Does the correct computation of NDVI index require absolute reflectance or total amount of Irradiance (for which the sun-shine sensor is used )?

The document from Pix4D Camera Requirements For Precision Agriculture mentions that Total Irradiance is important for absolute reflectance and not very important for NDVI calculation.

The question here is can we compare two NDVI indices computed after radiometric calibration without using the Irradiance information?. Does the above statement form Pix4D document essentially mean that Irradiance is not required for NDVI?



There are several ways to calculate the absolute reflectance. Each way has a certain type of correction applied to the images: In Pix4D desktop there are three types of corrections: 

  1. Camera only: you would need either a radiometric calibration target or the sunshine sensor (for both the albedo values should be known). 
  2. Camera and Sun Irradiance: you would need the sunshine sensor and the measure of Irradiance
  3. Camera, Sun Irradiance and Sun Angle: sunshine sensor with Irradiance and Sun Angle. 

Hence, the irradiance is not necessary to compute NDVI maps with absolute reflectance, but it can give additional accuracy. 



Why would we need sunshine sensor for Camera Only  calibration? I thought we only require it when we want to add the effect of sun irradiance. 

@Muzq: You are right, the sunshine sensor is not needed for Camera Only , this was a mistake from our side when posting.  

We would like to add some more information on NDVI maps: 
If an NDVI map is created for a one time analysis of a field. The reflectance maps can be on a relative scale to create an NDVI map, due to the division in the Index (NIR-RED)/(NIR+RED), i.e. no need to have absolute reflectance in that case.

However, to compare several NDVI maps of the same area, there is the need for either a radiometric calibration target or a sunshine sensor that measures Irradiance values. The need comes from the fact that the Irradiance profile can change for each band depending on the day, this can be captured by the radiometric calibration target or the sunshine sensor. 

We recommend to use a radiometric calibration target for all projects. This enables you to compare several NDVI maps from the same camera, and compare NDVI maps taken with different cameras as well, because the radiometric calibration target allows one to obtain absolute reflectance values.
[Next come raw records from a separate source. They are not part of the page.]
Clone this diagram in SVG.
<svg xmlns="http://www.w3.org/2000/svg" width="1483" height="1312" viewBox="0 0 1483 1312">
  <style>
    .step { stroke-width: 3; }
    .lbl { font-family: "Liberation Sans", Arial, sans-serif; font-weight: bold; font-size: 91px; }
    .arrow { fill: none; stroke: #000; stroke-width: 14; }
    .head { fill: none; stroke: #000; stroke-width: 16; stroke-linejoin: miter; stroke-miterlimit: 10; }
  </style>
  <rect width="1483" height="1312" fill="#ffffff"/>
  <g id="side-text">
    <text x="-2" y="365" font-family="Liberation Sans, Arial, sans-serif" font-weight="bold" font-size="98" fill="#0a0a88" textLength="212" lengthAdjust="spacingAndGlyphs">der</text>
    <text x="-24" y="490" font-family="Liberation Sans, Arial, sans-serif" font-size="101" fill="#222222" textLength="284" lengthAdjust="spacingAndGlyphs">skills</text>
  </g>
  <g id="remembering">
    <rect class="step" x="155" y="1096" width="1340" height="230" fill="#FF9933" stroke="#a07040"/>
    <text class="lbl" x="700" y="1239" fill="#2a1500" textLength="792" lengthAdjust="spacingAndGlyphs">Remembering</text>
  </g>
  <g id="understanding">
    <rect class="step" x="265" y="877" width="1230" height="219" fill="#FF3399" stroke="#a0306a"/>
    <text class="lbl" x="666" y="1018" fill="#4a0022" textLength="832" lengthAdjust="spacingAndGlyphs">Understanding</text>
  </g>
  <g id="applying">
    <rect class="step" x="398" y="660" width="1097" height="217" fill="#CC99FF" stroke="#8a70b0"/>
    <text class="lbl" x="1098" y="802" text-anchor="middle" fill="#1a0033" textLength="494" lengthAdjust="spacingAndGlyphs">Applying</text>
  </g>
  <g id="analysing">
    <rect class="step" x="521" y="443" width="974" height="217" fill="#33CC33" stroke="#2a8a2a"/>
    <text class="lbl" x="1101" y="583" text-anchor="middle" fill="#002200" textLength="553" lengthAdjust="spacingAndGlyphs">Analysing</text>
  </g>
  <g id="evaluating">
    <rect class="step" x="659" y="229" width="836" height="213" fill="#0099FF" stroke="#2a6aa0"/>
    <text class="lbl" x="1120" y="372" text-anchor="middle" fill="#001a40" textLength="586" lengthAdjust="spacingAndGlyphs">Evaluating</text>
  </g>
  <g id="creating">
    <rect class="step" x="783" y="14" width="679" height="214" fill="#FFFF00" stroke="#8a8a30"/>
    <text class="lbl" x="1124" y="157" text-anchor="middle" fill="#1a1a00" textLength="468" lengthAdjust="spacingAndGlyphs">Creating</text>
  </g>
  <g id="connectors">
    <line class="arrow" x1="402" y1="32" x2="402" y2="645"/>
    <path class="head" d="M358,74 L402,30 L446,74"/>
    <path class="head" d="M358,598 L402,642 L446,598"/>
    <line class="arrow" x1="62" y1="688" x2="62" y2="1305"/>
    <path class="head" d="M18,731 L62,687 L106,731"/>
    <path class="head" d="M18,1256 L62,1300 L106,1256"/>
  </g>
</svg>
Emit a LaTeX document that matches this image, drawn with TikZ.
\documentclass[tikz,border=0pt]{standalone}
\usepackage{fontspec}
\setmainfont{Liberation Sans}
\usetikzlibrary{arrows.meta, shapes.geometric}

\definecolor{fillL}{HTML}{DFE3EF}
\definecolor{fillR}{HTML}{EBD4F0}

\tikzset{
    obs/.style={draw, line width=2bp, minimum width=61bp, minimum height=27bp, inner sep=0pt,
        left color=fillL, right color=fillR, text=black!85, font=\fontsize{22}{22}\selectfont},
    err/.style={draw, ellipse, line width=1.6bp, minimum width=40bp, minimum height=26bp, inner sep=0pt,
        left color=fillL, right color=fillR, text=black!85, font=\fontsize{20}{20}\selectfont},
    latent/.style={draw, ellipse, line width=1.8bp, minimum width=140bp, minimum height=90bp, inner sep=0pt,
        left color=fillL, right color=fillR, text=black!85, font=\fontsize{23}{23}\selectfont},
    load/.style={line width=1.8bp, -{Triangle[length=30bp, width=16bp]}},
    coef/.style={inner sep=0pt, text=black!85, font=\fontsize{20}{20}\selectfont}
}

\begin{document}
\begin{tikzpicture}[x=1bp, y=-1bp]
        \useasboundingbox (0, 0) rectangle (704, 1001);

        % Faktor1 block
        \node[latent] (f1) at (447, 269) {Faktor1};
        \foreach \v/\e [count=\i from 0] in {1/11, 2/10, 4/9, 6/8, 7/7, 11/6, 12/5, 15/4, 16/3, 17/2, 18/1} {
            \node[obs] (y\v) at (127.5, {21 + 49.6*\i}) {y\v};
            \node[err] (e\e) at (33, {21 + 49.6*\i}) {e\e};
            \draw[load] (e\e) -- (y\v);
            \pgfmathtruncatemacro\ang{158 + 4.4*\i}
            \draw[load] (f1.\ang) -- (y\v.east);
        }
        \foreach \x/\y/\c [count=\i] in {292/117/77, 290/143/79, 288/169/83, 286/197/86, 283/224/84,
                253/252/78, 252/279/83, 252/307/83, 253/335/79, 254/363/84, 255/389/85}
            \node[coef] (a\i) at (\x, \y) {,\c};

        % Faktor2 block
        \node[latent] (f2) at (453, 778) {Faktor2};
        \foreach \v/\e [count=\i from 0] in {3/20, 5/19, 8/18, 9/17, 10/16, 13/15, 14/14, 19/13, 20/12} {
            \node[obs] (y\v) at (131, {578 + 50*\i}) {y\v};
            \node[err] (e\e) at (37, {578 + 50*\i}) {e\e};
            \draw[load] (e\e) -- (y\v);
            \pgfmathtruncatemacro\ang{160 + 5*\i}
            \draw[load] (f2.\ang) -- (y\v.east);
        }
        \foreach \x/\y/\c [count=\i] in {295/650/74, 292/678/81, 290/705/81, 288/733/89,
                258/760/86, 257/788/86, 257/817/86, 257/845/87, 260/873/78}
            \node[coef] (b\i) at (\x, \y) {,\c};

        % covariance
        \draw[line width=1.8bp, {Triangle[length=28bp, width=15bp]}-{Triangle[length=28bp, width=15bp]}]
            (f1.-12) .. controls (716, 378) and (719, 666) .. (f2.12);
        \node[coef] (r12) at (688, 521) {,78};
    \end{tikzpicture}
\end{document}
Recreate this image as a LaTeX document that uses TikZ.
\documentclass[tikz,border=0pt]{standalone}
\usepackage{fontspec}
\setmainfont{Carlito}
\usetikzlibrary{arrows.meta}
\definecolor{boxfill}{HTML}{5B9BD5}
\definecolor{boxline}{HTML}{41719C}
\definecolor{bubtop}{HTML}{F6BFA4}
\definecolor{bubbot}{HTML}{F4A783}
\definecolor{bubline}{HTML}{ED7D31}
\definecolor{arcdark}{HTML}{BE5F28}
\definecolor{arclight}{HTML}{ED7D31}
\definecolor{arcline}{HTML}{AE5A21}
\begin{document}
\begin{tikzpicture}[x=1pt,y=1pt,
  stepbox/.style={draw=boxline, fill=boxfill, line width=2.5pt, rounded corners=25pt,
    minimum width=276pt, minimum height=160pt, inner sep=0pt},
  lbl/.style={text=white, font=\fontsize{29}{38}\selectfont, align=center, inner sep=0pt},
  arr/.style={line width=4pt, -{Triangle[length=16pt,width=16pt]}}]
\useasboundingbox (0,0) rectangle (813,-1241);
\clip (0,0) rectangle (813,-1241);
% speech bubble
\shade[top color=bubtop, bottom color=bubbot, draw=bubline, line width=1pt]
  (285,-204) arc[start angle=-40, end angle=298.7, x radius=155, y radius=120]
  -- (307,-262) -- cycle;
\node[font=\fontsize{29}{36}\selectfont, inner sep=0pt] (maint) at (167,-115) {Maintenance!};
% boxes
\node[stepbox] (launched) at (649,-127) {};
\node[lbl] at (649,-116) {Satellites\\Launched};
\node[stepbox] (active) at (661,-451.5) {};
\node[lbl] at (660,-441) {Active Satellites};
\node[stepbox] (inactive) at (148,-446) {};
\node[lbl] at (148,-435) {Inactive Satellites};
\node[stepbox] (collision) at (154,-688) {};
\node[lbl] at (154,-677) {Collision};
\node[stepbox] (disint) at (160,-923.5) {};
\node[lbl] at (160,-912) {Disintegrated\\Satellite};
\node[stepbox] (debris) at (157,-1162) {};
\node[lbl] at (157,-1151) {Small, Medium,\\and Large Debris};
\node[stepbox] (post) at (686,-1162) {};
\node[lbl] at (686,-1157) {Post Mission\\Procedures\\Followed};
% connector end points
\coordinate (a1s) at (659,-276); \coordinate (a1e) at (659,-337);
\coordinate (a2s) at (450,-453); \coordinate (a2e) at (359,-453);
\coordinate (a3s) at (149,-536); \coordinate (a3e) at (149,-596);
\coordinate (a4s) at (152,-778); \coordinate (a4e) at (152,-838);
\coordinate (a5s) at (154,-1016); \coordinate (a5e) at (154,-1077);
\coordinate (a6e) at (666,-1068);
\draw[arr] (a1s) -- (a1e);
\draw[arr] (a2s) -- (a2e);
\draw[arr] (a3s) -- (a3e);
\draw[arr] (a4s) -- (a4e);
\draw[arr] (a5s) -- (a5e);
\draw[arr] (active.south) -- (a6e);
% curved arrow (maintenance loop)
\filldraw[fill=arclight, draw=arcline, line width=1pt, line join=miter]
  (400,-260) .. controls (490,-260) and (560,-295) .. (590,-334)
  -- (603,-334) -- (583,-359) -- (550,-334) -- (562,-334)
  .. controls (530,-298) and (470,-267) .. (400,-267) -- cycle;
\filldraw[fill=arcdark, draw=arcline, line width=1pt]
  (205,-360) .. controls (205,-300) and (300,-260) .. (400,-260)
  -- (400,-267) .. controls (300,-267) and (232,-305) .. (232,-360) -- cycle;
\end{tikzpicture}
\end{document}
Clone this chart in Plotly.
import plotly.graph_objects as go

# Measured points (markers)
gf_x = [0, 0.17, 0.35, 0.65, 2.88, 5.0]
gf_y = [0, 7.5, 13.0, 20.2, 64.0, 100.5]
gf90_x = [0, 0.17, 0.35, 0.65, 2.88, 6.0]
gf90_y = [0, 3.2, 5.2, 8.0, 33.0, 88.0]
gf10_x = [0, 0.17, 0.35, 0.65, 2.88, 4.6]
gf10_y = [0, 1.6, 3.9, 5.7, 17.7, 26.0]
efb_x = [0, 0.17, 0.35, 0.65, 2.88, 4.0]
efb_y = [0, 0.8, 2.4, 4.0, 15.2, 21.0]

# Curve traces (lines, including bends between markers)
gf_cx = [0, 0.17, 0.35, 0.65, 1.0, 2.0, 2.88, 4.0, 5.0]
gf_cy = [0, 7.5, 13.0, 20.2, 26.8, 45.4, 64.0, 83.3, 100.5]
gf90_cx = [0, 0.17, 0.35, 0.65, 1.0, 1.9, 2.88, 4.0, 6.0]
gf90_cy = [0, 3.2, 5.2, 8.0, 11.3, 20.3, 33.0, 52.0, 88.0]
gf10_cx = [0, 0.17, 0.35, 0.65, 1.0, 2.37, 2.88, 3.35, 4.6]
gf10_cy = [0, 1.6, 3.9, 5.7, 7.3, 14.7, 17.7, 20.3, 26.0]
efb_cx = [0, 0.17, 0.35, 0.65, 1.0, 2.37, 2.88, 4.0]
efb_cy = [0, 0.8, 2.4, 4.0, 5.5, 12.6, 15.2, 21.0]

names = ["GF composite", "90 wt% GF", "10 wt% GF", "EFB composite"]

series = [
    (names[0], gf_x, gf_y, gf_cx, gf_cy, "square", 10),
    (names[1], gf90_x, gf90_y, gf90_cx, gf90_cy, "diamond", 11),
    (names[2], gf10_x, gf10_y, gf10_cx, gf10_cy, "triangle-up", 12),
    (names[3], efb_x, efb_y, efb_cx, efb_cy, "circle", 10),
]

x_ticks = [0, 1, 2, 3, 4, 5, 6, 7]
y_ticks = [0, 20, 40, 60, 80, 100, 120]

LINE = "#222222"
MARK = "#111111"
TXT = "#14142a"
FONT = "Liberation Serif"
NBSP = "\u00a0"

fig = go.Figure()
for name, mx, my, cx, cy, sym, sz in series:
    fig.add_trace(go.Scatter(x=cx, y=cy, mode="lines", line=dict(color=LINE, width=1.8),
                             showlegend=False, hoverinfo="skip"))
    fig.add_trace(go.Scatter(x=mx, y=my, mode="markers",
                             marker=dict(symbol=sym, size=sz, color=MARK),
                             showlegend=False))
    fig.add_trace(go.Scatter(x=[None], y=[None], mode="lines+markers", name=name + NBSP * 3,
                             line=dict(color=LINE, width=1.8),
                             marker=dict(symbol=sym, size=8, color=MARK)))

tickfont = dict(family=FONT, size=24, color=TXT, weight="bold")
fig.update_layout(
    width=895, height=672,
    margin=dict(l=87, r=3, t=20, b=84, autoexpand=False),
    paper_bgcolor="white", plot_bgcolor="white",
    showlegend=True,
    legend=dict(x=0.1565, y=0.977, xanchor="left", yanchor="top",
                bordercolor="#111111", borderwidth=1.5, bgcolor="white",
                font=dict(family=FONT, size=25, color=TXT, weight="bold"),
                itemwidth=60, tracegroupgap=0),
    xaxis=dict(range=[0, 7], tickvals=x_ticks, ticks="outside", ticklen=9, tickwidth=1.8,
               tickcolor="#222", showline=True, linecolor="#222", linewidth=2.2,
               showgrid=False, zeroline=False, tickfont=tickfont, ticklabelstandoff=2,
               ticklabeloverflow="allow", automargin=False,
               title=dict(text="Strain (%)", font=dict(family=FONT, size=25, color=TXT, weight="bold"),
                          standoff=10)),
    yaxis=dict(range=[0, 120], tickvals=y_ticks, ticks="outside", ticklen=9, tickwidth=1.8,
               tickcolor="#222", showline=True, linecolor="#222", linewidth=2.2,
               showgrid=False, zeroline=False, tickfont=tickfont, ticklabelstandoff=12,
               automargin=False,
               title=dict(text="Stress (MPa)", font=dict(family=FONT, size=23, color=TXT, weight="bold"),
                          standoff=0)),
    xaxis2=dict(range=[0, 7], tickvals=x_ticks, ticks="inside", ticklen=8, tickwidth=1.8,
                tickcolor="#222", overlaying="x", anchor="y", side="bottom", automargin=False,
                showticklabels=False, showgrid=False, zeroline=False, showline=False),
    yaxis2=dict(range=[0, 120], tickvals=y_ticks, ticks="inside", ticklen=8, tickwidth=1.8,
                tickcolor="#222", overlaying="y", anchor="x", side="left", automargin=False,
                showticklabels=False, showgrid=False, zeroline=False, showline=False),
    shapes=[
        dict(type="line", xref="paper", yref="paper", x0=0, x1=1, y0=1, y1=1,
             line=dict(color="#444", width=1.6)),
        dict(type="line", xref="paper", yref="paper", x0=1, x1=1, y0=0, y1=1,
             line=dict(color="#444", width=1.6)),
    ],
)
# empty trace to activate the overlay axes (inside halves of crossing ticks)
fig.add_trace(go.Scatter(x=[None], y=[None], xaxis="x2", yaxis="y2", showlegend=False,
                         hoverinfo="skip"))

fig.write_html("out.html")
How would the absolute reflectance values change if a reflectance panel image from a different day was used instead of the option of no calibration at all?

Hey Richard,

It is not ideal to use a reflectance panel image from a different day however if the weather conditions were similar, it may still work. 

@Richard, Selim

The calibration target has to be from the same day of the flight, moreover before or after the flight otherwise the results are biased. Please note that in the target are stored the date of the flight and the hour which we do use for the sun angle corrections based on the sun position on that specific day at that particular hour.



For example, say my agricultural field has multiple flights to complete (area >10 ha). For each flight, I will take capture an image of the reflectance panel before the UAV starts its mission. What is the best option for choosing which panel images for calibration if my field takes 3 flights to complete?

Hi Richard,

Depending on the weather conditions, If the flights are taken at a considerable amount of time apart then, to ensure the best quality of the results I would recommend processing them individually each with each own target.

Otherwise, if the flight condition did not change from one flight to the other (sky coverage, illumination, near sunset time…) then you could use on a representative flight for all of them.

However processing them individually would lower the amount of time for processing as well as data manipulation.